Era Ángela una señora espléndida, alegre, optimista y fuerte.
Con ella se va una generación, justo la anterior a la del
mayo del 68. Aquella que todavía vivió en la infancia los coletazos de la
guerra y la postguerra y nunca jugaron a ser héroes de falsas barricadas porque
sabían de primera mano lo que cuesta conquistar el sosiego de la vida
ordinaria.
Era una mujer de una gran belleza, que ha conservado a lo
largo del tiempo, a pesar de los años. Iba peinada siempre con el pelo recogido de un
modo elegantísimo, parecía una actriz, una rubia distinguida de los
años cincuenta, una fascinante dama de Hitchcock.
Tenía la voz un poco ronca, la de esas señoras cautivadoras
que fuman con un estilazo.
Porque si de algo podía presumir era de su innegable atractivo.

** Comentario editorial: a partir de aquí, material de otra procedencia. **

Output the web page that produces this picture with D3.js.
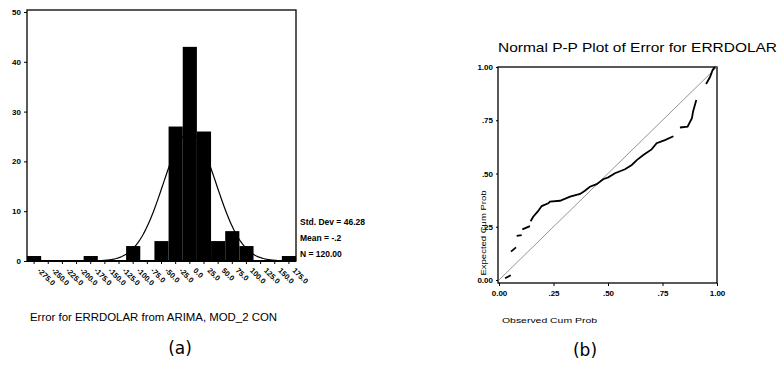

El mismo que han heredado todas sus hijas.
Ella y Juan Antonio eran una pareja seductora. Quiero decir,
de un fuerte carácter, unas firmes convicciones y un entusiasmo y vitalidad
inigualables.
Amigos de mis padres desde que yo tengo memoria, recuerdo las
tertulias en el salón de casa, los sábados por la noche cuando regresaban de
cenar en algún restaurante de moda. Juán siempre tomaba un whisky, que a mí me
parecía algo fascinante, muy entre John Wayne y Humphrey Bogart y fumaban, entonces
todos fumaban, y entre la envolvente de espirales de humo discutían
apasionadamente sobre la incipiente democracia y el futuro de España.

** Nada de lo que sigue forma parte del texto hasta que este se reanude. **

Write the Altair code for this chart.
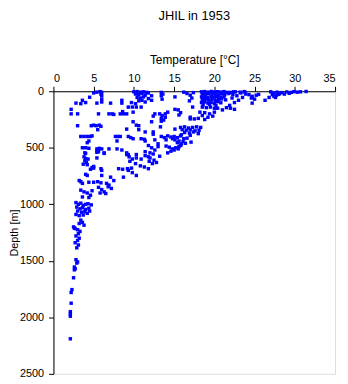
import altair as alt
import pandas as pd

title_text = "JHIL in 1953"
x_title = "Temperature [°C]"
y_title = "Depth [m]"
x_ticks = [0, 5, 10, 15, 20, 25, 30, 35]
y_ticks = [0, 500, 1000, 1500, 2000, 2500]

# Surface layer (0-140 m): (temperature, depth)
surface_pts = [
    (18.4,5),(18.8,3),(19.2,8),(19.6,2),(20.0,6),(20.4,4),(20.8,7),(21.2,3),(21.6,10),
    (18.5,25),(18.9,30),(19.3,22),(19.7,28),(20.1,26),(20.5,32),(20.9,24),(21.3,30),(21.8,20),
    (18.4,50),(18.8,45),(19.2,55),(19.6,48),(20.0,52),(20.4,46),(20.8,55),(21.2,50),
    (18.5,75),(18.9,70),(19.3,78),(19.7,72),(20.1,80),(20.5,74),(20.9,68),(21.4,76),
    (18.4,100),(18.8,95),(19.2,105),(19.6,98),(20.0,110),(20.4,92),(20.8,102),
    (18.6,120),(19.4,115),(20.2,125),
    (22.0,10),(22.3,30),(22.6,5),(22.2,60),(22.8,40),(23.3,15),(23.0,80),(23.5,55),
    (22.5,100),(21.9,125),(23.8,8),(22.4,5),(23.2,8),(23.7,3),
    (16.2,8),(16.6,20),(17.0,35),(17.2,60),(16.9,85),(17.4,12),
    (13.4,10),(13.4,40),(13.5,70),(12.2,80),(15.1,50),(13.6,25),
    (27.0,5),(27.4,15),(27.8,8),(28.1,20),(28.4,12),(28.7,25),(29.0,6),(29.3,18),
    (29.6,10),(29.9,3),(30.3,8),(30.7,5),(31.4,2),(27.2,30),(27.7,35),(28.0,28),
    (27.4,45),(26.8,55),(27.6,55),(26.3,80),(24.3,30),(24.7,45),(25.2,35),(25.5,28),
    (24.6,60),(24.7,105),(25.0,70),(23.9,25),
    (5.0,15),(5.4,8),(5.8,3),(6.0,10),(6.0,40),(6.0,70),(6.0,95),(5.9,25),(4.5,53),
    (3.6,80),(3.4,110),(2.8,105),(4.0,100),(5.4,105),(7.1,105),(8.5,80),(8.5,105),
    (10.0,5),(10.4,3),(10.8,8),(11.2,5),(11.6,10),(10.2,25),(10.6,30),(11.0,20),
    (11.4,35),(11.8,15),(10.4,55),(10.8,60),(11.2,50),(10.6,85),(11.0,80),(11.4,95),
    (10.2,110),(9.7,100),(11.8,65),(12.2,40),
]

# Upper thermocline (140-390 m)
upper_pts = [
    (2.2,160),(2.2,200),(3.0,200),(5.6,200),(6.9,200),(7.3,200),(7.5,205),(8.3,200),
    (8.7,200),(9.1,200),(8.6,180),(9.3,140),(9.8,140),(10.3,140),(10.9,140),(9.9,185),
    (9.9,270),(10.3,300),(3.0,305),(4.7,305),(5.0,300),(5.3,305),(5.7,300),(5.9,310),
    (5.5,340),(9.1,335),(10.6,340),(11.4,360),(10.6,305),(12.4,220),(12.6,200),
    (13.2,200),(13.9,200),(13.4,265),
    (17.3,140),(18.5,140),(19.0,145),(19.5,140),(20.0,150),(20.4,150),(21.0,165),
    (21.5,145),(22.0,150),(22.5,160),(18.2,185),(18.8,190),(19.4,200),(20.0,185),
    (18.5,215),(19.2,230),(19.8,220),(18.8,250),(17.5,245),(17.0,245),(18.0,240),
    (17.0,230),(15.5,165),(15.8,190),(15.6,210),(15.1,160),(14.2,185),(13.5,215),
    (13.9,230),(13.4,240),(13.7,255),(12.2,270),(13.3,315),(15.1,335),
    (15.8,320),(16.3,315),(16.8,325),(17.3,320),(17.8,315),(18.3,320),(16.0,340),
    (16.5,345),(17.0,340),(17.6,350),(18.1,345),(16.3,365),(16.9,370),(17.4,360),
    (18.0,375),(15.9,385),(17.0,390),(12.4,380),
]

# Mid depths (390-770 m)
mid_pts = [
    (14.2,395),(14.6,405),(15.0,400),(15.4,410),(15.8,395),(16.2,420),(16.6,415),
    (15.1,430),(15.6,440),(16.1,445),(15.4,455),(15.9,465),(16.4,460),(17.1,450),
    (14.8,420),(15.8,475),(12.4,360),(13.4,400),(13.8,410),(14.0,430),(12.6,430),
    (11.8,480),(12.2,500),(12.6,520),(12.0,545),(13.0,490),(12.4,555),(13.0,465),
    (14.0,485),(14.4,495),(14.8,510),(15.2,500),(15.6,490),(14.6,530),(15.0,520),
    (14.2,545),(15.8,480),(15.5,510),
    (12.0,590),(12.5,610),(12.8,630),(11.9,620),(13.2,575),(12.3,640),(11.4,570),
    (3.4,400),(3.8,400),(4.2,400),(4.6,400),(4.8,395),(4.4,440),(4.2,455),(7.7,400),
    (8.0,400),(8.3,400),(7.9,440),(9.3,400),(9.6,410),(9.9,420),(10.9,420),(11.3,425),
    (11.4,440),(3.6,500),(4.0,500),(4.4,505),(3.9,545),(5.4,510),(5.7,505),(6.0,510),
    (5.6,535),(5.4,525),(6.3,545),(6.9,510),(7.9,510),(8.5,520),(9.1,545),(9.3,560),
    (10.3,560),(11.4,535),
    (3.8,580),(4.0,595),(4.3,600),(3.9,615),(4.1,630),(3.7,645),(4.2,650),(4.0,550),
    (5.4,540),(5.4,590),(6.3,550),(4.8,675),(4.6,690),(5.0,680),(5.0,665),(5.9,685),
    (6.0,700),(6.0,745),(4.0,735),(4.2,745),(8.1,685),(8.6,690),(9.2,685),(9.7,680),
    (9.1,560),(9.4,580),(9.8,600),(10.2,640),(9.5,620),(10.3,590),(10.9,600),
    (11.8,580),(9.3,700),(9.8,720),(10.3,745),(10.8,660),(11.3,670),(11.8,685),
    (8.7,760),
]

# Lower thermocline (770-1200 m)
lower_pts = [
    (3.2,790),(3.4,800),(3.6,815),(4.4,805),(5.0,805),(5.5,800),(5.9,810),(7.1,760),
    (7.5,790),(6.6,815),(6.9,830),(7.2,860),(6.8,845),(5.6,850),(6.0,870),(6.3,890),
    (6.5,905),(5.8,900),(3.4,875),(3.8,890),(4.2,900),(4.6,920),(3.6,935),(4.4,940),
    (4.8,880),
    (2.8,985),(3.1,1000),(3.4,990),(3.7,1010),(4.0,1000),(4.3,995),(4.7,1005),
    (2.9,1025),(3.3,1040),(3.6,1030),(4.0,1045),(4.4,1035),(3.0,1060),(3.5,1070),
    (3.9,1065),(4.2,1080),(2.8,1090),(3.2,1100),(3.7,1095),(4.5,1060),
    (3.4,1140),(3.6,1160),(3.8,1185),(2.6,1210),(3.2,1170),
]

# Deep water (>1200 m)
deep_pts = [
    (2.5,1200),(2.7,1215),(3.0,1225),(3.3,1240),(3.1,1260),(2.8,1280),(3.2,1300),
    (3.0,1320),(2.7,1340),(3.1,1360),(2.9,1385),(2.8,1490),(3.0,1510),(2.9,1520),
    (2.6,1555),(2.7,1570),(2.6,1580),(2.5,1650),(2.3,1755),(2.2,1780),(2.2,1875),
    (2.1,1950),(2.1,1970),(2.1,1990),(2.1,2190),
]

rows = []
for group in (surface_pts, upper_pts, mid_pts, lower_pts, deep_pts):
    for t, d in group:
        rows.append({"temperature": t, "depth": d})
df = pd.DataFrame(rows)

FONT = "Liberation Sans"

chart = alt.Chart(df).mark_square(size=12, color="#0000FF", opacity=1, strokeWidth=0).encode(
    x=alt.X("temperature:Q",
            scale=alt.Scale(domain=[0, 35], nice=False, zero=False),
            axis=alt.Axis(orient="top", title=x_title, values=x_ticks, grid=False,
                          format="d",
                          domainColor="black", tickColor="black", tickSize=5,
                          labelFontSize=11, labelFont=FONT, labelColor="black",
                          labelPadding=3, titleFont=FONT, titleFontSize=12,
                          titleFontWeight="normal", titleColor="black", titlePadding=6)),
    y=alt.Y("depth:Q",
            scale=alt.Scale(domain=[0, 2500], reverse=True, nice=False),
            axis=alt.Axis(orient="left", title=y_title, values=y_ticks, grid=False,
                          format="d",
                          domainColor="black", tickColor="black", tickSize=5,
                          labelFontSize=11, labelFont=FONT, labelColor="black",
                          labelPadding=5, titleFont=FONT, titleFontSize=11,
                          titleFontWeight="normal", titleColor="black",
                          titleX=-39, titleY=143, titleBaseline="middle",
                          titleAlign="center")),
).properties(
    width=285,
    height=286,
    title=alt.Title(title_text, font=FONT, fontSize=13, fontWeight="normal",
                    color="black", anchor="middle", offset=31),
    autosize="none",
    padding={"left": 46, "top": 82, "right": 5, "bottom": 6},
).configure_view(stroke=None).configure(background="white")

chart.save("out.html", embed_options={"renderer": "svg", "actions": False})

De aquella casa en el Heliópolis recuerdo el continuo subir
y bajar de escaleras de sus nueve hijos, el
pasamanos de madera y el olor de jazmines del patio.

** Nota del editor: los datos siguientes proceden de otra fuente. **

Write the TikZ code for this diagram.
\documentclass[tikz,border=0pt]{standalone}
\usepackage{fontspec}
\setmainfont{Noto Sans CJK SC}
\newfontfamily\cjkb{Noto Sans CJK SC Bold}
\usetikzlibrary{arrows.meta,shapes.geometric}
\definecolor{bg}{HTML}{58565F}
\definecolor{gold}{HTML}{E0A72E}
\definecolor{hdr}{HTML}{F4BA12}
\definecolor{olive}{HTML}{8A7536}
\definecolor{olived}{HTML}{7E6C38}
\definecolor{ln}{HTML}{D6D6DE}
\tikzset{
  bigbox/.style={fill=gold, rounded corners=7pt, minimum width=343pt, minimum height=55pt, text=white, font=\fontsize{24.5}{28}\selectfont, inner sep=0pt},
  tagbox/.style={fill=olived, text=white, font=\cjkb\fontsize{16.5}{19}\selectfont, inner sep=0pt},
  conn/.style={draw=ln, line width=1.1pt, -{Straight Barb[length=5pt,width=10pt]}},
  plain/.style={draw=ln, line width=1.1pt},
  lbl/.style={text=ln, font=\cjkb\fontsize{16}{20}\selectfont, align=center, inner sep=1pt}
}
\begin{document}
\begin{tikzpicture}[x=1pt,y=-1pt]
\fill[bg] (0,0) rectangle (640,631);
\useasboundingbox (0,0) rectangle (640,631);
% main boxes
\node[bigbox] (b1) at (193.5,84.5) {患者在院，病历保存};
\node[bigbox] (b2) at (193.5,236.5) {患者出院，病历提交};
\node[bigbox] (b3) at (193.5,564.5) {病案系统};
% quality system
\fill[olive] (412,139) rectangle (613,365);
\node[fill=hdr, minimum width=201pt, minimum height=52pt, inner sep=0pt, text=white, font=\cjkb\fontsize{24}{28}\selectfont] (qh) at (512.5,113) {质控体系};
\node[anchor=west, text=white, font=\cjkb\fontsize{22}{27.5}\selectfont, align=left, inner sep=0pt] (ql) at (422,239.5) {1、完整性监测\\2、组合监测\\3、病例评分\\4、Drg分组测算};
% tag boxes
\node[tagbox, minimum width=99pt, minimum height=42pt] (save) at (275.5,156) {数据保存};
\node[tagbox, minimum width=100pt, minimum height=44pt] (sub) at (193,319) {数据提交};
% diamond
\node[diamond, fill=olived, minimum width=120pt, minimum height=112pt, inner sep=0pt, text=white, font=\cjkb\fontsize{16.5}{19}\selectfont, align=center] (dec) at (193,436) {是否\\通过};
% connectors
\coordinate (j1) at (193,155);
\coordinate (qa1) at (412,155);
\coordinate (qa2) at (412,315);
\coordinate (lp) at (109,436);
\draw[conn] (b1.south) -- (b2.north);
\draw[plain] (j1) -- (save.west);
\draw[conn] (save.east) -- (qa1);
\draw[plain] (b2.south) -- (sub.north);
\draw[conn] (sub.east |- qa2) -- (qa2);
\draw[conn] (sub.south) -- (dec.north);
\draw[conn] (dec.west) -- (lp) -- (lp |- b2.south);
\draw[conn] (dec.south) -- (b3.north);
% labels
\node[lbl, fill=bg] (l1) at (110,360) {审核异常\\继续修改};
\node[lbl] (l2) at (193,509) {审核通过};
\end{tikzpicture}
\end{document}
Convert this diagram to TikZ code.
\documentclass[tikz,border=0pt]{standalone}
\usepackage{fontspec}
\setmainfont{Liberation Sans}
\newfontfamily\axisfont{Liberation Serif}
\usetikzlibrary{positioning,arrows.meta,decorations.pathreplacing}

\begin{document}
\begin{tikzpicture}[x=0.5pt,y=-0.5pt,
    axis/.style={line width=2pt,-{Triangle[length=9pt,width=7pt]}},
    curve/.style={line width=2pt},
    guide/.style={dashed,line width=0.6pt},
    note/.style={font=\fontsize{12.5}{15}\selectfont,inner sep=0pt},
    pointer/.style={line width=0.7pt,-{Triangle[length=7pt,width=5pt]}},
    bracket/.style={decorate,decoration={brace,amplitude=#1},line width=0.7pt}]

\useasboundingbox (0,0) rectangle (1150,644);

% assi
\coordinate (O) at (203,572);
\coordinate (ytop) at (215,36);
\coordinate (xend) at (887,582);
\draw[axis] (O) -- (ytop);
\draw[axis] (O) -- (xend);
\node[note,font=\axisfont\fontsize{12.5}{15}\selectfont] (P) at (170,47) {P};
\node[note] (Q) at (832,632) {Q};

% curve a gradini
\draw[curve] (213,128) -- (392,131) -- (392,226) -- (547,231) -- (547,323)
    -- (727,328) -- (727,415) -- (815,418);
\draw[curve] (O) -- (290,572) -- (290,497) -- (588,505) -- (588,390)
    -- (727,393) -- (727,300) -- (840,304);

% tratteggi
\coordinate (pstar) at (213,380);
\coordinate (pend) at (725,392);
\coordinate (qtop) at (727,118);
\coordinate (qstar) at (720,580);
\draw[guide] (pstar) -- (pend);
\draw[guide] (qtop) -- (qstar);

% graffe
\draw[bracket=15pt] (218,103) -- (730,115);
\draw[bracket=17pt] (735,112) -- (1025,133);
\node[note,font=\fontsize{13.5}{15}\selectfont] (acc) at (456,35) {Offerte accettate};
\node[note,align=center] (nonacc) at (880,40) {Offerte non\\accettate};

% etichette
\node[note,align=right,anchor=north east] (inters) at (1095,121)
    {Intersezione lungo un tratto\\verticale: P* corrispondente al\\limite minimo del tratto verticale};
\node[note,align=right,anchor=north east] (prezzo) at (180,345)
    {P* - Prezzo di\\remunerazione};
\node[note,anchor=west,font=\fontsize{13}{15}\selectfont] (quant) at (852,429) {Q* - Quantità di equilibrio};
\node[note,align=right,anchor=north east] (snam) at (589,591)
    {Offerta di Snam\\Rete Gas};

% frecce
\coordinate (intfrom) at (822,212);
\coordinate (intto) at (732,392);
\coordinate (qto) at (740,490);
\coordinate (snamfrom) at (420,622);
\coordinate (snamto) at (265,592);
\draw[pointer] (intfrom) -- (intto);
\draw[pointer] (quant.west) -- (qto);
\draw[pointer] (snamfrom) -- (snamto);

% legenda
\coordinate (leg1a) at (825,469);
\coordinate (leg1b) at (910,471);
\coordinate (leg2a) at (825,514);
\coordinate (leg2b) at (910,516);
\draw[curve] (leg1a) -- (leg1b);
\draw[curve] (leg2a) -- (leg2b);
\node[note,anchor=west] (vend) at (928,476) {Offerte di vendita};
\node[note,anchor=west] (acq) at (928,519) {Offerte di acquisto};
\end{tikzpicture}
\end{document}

Era una Sevillana de pro, criada en la calle Acetres,
cerca de la casa donde nació Cernuda y de la esquina donde habitó Turina
y eso se le notaba, porque nadie en la feria sabía llevar un mantón de Manila
con el garbo de Ángela, esas piezas maravillosas que heredó y bordaron con grandes flores para la exposición del 29.
Abro el álbum de fotos, encajadas por los ángulos en celofán
y veo, con el tono desvaído de los primeros revelados en color, a unos jóvenes matrimonios,
en unos de esos periplos que hicieron por Europa. El mítico viaje al congreso en
Varsovia: de Sevilla a Copenhague en un R-8, y veo a Ángela y Juan Antonio, delante de un viejo Citroën
y al grupo de los médicos que todavía conocieron el antiguo Hospital de la
Sangre, el de los últimos, serios y solemnes catedráticos y el de las monjas por los
pasillos. Están felices, jóvenes y eternos.
Se ha ido Ángela, pero cada vez que la recuerde, será un
dulce, hermoso y jubiloso recuerdo.
Su herencia es una familia numerosa, excelente, singular, encantadora,
como lo ha sido ella durante toda su vida y lo seguirá siendo en el Cielo.